There are those of us who started on the path to medical school due to cultural pressure, before finding out what exactly that entailed. Some of us have parents telling us what we should be like rather than what we are like. And then, Facebook…suggesting that everyone around you is living a way better life than you are. Dr. Meg Jay, a psychologist and expert on twentysomethings, points out that we end up scrambling after ideals, becoming alienated from what is true about ourselves and the world.
“Part of realizing our potential is recognizing how our particular gifts and limitations fit with the world around us,” instead of dreaming too small, or too big.
When a person ends up being plagued by what is ideal rather than by what is real, their search for self-actualization becomes a hopeless search for glory, propelled by what Karen Horney (a renowned German psychoananalyst) refers to as the tyranny of the should.
“Shoulds can masquerade as high standards or lofty goals, but they are not the same. Goals direct us from the inside, but shoulds are paralyzing judgements from the outside. Goals feel like authentic dreams while shoulds feel like oppressive obligations.”†
This pits us against our own best interests.
How can you tell if you’re striving towards your potential, or if you been set off-course on a search for glory? Per Dr. Jay, it’s simple: when you talk about your life, are you sentences filled with “should’s” and “supposed to’s”?
It’s time to get real. What are your friends’ lives actually like?
In high school & college (or uni as the Canuks say), life for me was more black and white. It was easy to measure myself against those around me. Grades, internships, relationships. Now, it’s on me to figure out what I want to do.
Back to Facebook. Is it so bad that our lives look better on Facebook?
As I sat at camp under our large protective coniferous tree, I asked this question aloud. The dirtbagger-extraordinaire, Jeremy Rush, answered,
It’s good that life looks ‘better’ on Facebook.

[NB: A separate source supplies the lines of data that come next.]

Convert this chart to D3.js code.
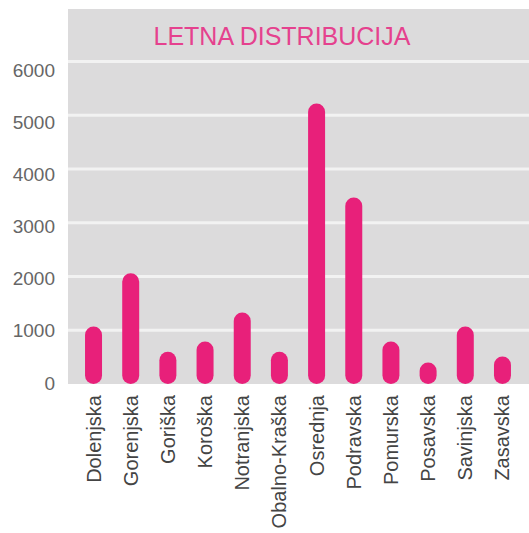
<!DOCTYPE html>
<html>
<head>
<meta charset="utf-8">
<script src="https://cdn.jsdelivr.net/npm/d3@7"></script>
<style>
  body { margin: 0; background: #fff; }
  svg text { font-family: "Liberation Sans", Arial, Helvetica, sans-serif; }
</style>
</head>
<body>
<svg id="chart" width="529" height="533"></svg>
<script>
/* -------------------------------------------------------------------------- */
// data
let regions = ['Dolenjska', 'Gorenjska', 'Goriška', 'Koroška', 'Notranjska', 'Obalno-Kraška',
               'Osrednja', 'Podravska', 'Pomurska', 'Posavska', 'Savinjska', 'Zasavska'];
let visits  = [1070, 2060, 600, 790, 1330, 600, 5220, 3470, 790, 400, 1070, 510];
let yticks  = [0, 1000, 2000, 3000, 4000, 5000, 6000];
let title   = 'LETNA DISTRIBUCIJA';

/* -------------------------------------------------------------------------- */
let pink = '#e8207a';
let svg = d3.select('#chart');

let x = d3.scaleBand()
          .domain(regions)
          .range([75, 521])
          .paddingInner(0.543)
          .paddingOuter(0.27);

let y = d3.scaleLinear()
          .domain([0, 6000])
          .range([384, 61.5]);

// tick labels sit a little lower than the grid lines in the original
let ylab = d3.scaleLinear()
          .domain([0, 6000])
          .range([383, 70]);

// background panel
svg.append('rect')
   .attr('x', 68).attr('y', 9)
   .attr('width', 529 - 68).attr('height', y(0) - 9)
   .attr('fill', '#dcdbdc');

// grid lines
svg.append('g').selectAll('line')
   .data(yticks.filter(d => d > 0))
   .join('line')
   .attr('x1', 68).attr('x2', 529)
   .attr('y1', d => y(d)).attr('y2', d => y(d))
   .attr('stroke', '#f2f2f2')
   .attr('stroke-width', 3);

// y tick labels
svg.append('g').selectAll('text')
   .data(yticks)
   .join('text')
   .attr('x', 55)
   .attr('y', d => ylab(d))
   .attr('dy', '0.35em')
   .attr('text-anchor', 'end')
   .attr('font-size', 19)
   .attr('fill', '#666')
   .text(d => d);

// bars, rounded at both ends
let bw = x.bandwidth();
svg.append('g').selectAll('rect')
   .data(regions)
   .join('rect')
   .attr('x', d => x(d))
   .attr('y', (d, i) => y(visits[i]))
   .attr('width', bw)
   .attr('height', (d, i) => y(0) - y(visits[i]))
   .attr('rx', bw / 2)
   .attr('fill', pink);

// x labels, vertical
svg.append('g').selectAll('text')
   .data(regions)
   .join('text')
   .attr('transform', d => 'translate(' + (x(d) + bw / 2) + ',395) rotate(-90)')
   .attr('dy', '0.35em')
   .attr('text-anchor', 'end')
   .attr('font-size', 20)
   .attr('fill', '#444')
   .text(d => d);

// title
svg.append('text')
   .attr('x', 282).attr('y', 45)
   .attr('text-anchor', 'middle')
   .attr('font-size', 25)
   .attr('fill', '#e5418e')
   .text(title);
</script>
</body>
</html>
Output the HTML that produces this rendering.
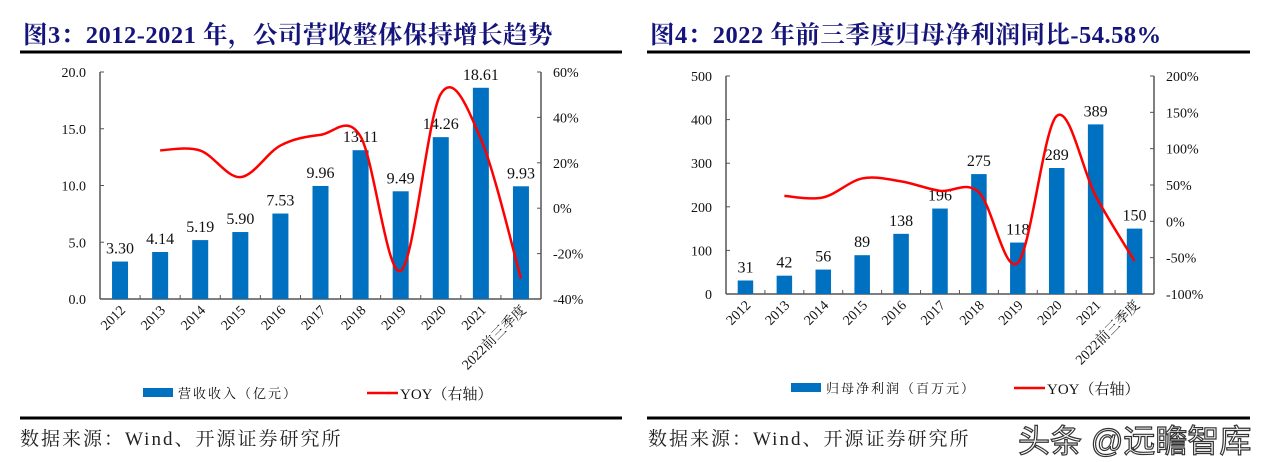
<!DOCTYPE html>
<html><head><meta charset="utf-8"><style>
body{margin:0;background:#fff;width:1264px;height:460px;overflow:hidden;position:relative;font-family:"Liberation Serif","Noto Serif CJK SC",serif}
.title{position:absolute;top:16px;font-weight:bold;font-size:24.5px;color:#14147a;white-space:nowrap;letter-spacing:0.5px}
.src{position:absolute;top:424px;font-size:19px;color:#222;white-space:nowrap;letter-spacing:2px;font-family:"Liberation Serif","Noto Serif CJK SC",serif}
.wm{position:absolute;left:1018px;top:416px;font-size:32px;color:#fff;-webkit-text-stroke:1.2px #333;font-family:"Liberation Sans","Noto Sans CJK SC",sans-serif;white-space:nowrap}
</style></head><body>
<div class="title" style="left:23px">图3：2012-2021 年，公司营收整体保持增长趋势</div>
<div class="title" style="left:650px">图4：2022 年前三季度归母净利润同比-54.58%</div>
<div class="src" style="left:20px">数据来源：Wind、开源证券研究所</div>
<div class="src" style="left:648px">数据来源：Wind、开源证券研究所</div>
<svg id="svg" width="1264" height="460" style="position:absolute;left:0;top:0">
<line x1="20" y1="52" x2="622" y2="52" stroke="#000" stroke-width="3"/>
<line x1="20" y1="418" x2="622" y2="418" stroke="#000" stroke-width="3"/>
<line x1="647" y1="52" x2="1250" y2="52" stroke="#000" stroke-width="3"/>
<line x1="647" y1="418" x2="1250" y2="418" stroke="#000" stroke-width="3"/>
</svg>
<div class="wm">头条 @远瞻智库</div>
<script>
const categories=["2012","2013","2014","2015","2016","2017","2018","2019","2020","2021","2022前三季度"];
const revenue=[3.30,4.14,5.19,5.90,7.53,9.96,13.11,9.49,14.26,18.61,9.93];
const revenueLabels=["3.30","4.14","5.19","5.90","7.53","9.96","13.11","9.49","14.26","18.61","9.93"];
const revenueYoy=[null,25.5,25.4,13.7,27.6,32.3,31.6,-27.6,50.3,30.5,-31.0];
const leftTicks1=["0.0","5.0","10.0","15.0","20.0"];
const rightTicks1=["-40%","-20%","0%","20%","40%","60%"];
const profit=[31,42,56,89,138,196,275,118,289,389,150];
const profitYoy=[null,35,33,59,55,42,40,-57,145,35,-54.58];
const leftTicks2=["0","100","200","300","400","500"];
const rightTicks2=["-100%","-50%","0%","50%","100%","150%","200%"];
const NS="http://www.w3.org/2000/svg";
const svg=document.getElementById('svg');
function mk(t,a,p){const e=document.createElementNS(NS,t);for(const k in a)e.setAttribute(k,a[k]);(p||svg).appendChild(e);return e;}
function draw(o){
  const n=o.cats.length, cw=(o.x1-o.x0)/n;
  const yL=v=>o.yb-(v-o.lmin)/(o.lmax-o.lmin)*(o.yb-o.yt);
  const yR=v=>o.yb-(v-o.rmin)/(o.rmax-o.rmin)*(o.yb-o.yt);
  const xc=i=>o.x0+cw*(i+0.5);
  let l=mk('line',{x1:o.x0,y1:o.yt,x2:o.x0,y2:o.yb,stroke:'#555','stroke-width':1.5});
  
  l=mk('line',{x1:o.x1,y1:o.yt,x2:o.x1,y2:o.yb,stroke:'#555','stroke-width':1.5});
  
  l=mk('line',{x1:o.x0,y1:o.yb,x2:o.x1,y2:o.yb,stroke:'#555','stroke-width':1.5});
  
  o.lt.forEach((t,i)=>{const v=o.lmin+i*(o.lmax-o.lmin)/(o.lt.length-1);const y=yL(v);
    mk('line',{x1:o.x0,y1:y,x2:o.x0+4,y2:y,stroke:'#555'});
    const e=mk('text',{x:o.x0-14,y:y+5,'text-anchor':'end','font-size':14,fill:'#111'});e.textContent=t;
    });
  o.rt.forEach((t,i)=>{const v=o.rmin+i*(o.rmax-o.rmin)/(o.rt.length-1);const y=yR(v);
    mk('line',{x1:o.x1-4,y1:y,x2:o.x1,y2:y,stroke:'#555'});
    const e=mk('text',{x:o.x1+12,y:y+5,'font-size':14,fill:'#111'});e.textContent=t;
    });
  for(let i=0;i<=n;i++)mk('line',{x1:o.x0+cw*i,y1:o.yb,x2:o.x0+cw*i,y2:o.yb-4,stroke:'#555'});
  o.cats.forEach((c,i)=>{
    const b=mk('rect',{x:xc(i)-o.bw/2,y:yL(o.vals[i]),width:o.bw,height:o.yb-yL(o.vals[i]),fill:'#0070c0'});
    
    const t=mk('text',{x:xc(i),y:yL(o.vals[i])-8,'text-anchor':'middle','font-size':16,fill:'#111'});t.textContent=o.labels[i];
    
    const xl=mk('text',{x:0,y:0,'text-anchor':'end','font-size':14,fill:'#111',transform:`translate(${xc(i)+6},${o.yb+12}) rotate(-45)`});xl.textContent=c;
    
  });
  const pts=[];o.yoy.forEach((v,i)=>{if(v!==null)pts.push([xc(i),yR(v)]);});
  let d='M'+pts[0][0]+','+pts[0][1];
  for(let i=0;i<pts.length-1;i++){const p0=pts[Math.max(0,i-1)],p1=pts[i],p2=pts[i+1],p3=pts[Math.min(pts.length-1,i+2)];
    d+=` C${p1[0]+(p2[0]-p0[0])/6},${p1[1]+(p2[1]-p0[1])/6} ${p2[0]-(p3[0]-p1[0])/6},${p2[1]-(p3[1]-p1[1])/6} ${p2[0]},${p2[1]}`;}
  const pl=mk('path',{d:d,fill:'none',stroke:'#ff0000','stroke-width':2.5});
  
  const lr=mk('rect',{x:o.lg[0],y:o.lg[2]-5,width:30,height:9,fill:'#0070c0'});
  
  let lt=mk('text',{x:o.lg[0]+35,y:o.lg[2]+5,'font-size':13,fill:'#111','letter-spacing':'2'});lt.textContent=o.lgText;
  
  mk('line',{x1:o.lg[1],y1:o.lg[2],x2:o.lg[1]+31,y2:o.lg[2],stroke:'#ff0000','stroke-width':2.5});
  lt=mk('text',{x:o.lg[1]+33,y:o.lg[2]+6,'font-size':15,fill:'#111'});lt.textContent='YOY（右轴）';
  
}
draw({cats:categories,vals:revenue,labels:revenueLabels,yoy:revenueYoy,x0:100,x1:541,yt:72,yb:299,lmin:0,lmax:20,rmin:-40,rmax:60,lt:leftTicks1,rt:rightTicks1,bw:16,lg:[143,367,393],lgText:'营收收入（亿元）'});
draw({cats:categories,vals:profit,labels:profit.map(String),yoy:profitYoy,x0:726,x1:1154,yt:76,yb:294,lmin:0,lmax:500,rmin:-100,rmax:200,lt:leftTicks2,rt:rightTicks2,bw:15.5,lg:[791,1014,388],lgText:'归母净利润（百万元）'});
</script>
</body></html>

It pushes people to do cool stuff.
Hmm…I like the way you think, Mr. Rush. In simple terms, it’s also what our road trip is about. Hopefully, we inspire someone to do what they want to do, or to continue on the rough-road to accomplishing it.
There are friends doing truly incredible things, in my high school graduating class and beyond. Some choose to post on Facebook… Others don’t.
It’s time to stop worrying about how life is supposed to look. To stop feeling like you’re not doing any good just because it isn’t the best thing you see people doing.
“If we only wanted to be happy, it would be easy; but we want to be happier than other people, which is almost always more difficult, since we think them happier than they are.” – Charles de Montesquieu, writer/philosopher.
This quote reassures me that, despite Facebook, the obsessive way we compare ourselves to others is nothing new (Monsiuer de Montesquieu died in 1775). Bottom line, I like Facebook. Sure, I despise myself (not Facebook) when I realize I’ve just spent half an hour lost in the wormhole and somehow ended up on a friend-of-a-friend’s birthday album for their dog. But, that’s on me.
Life isn’t supposed to be pretty.
…or maybe it is. Point is, it’s for you to decide.
***
† Jay, Meg PhD. The Defining Decade: Why your twenties matter- and how to make the most of the now.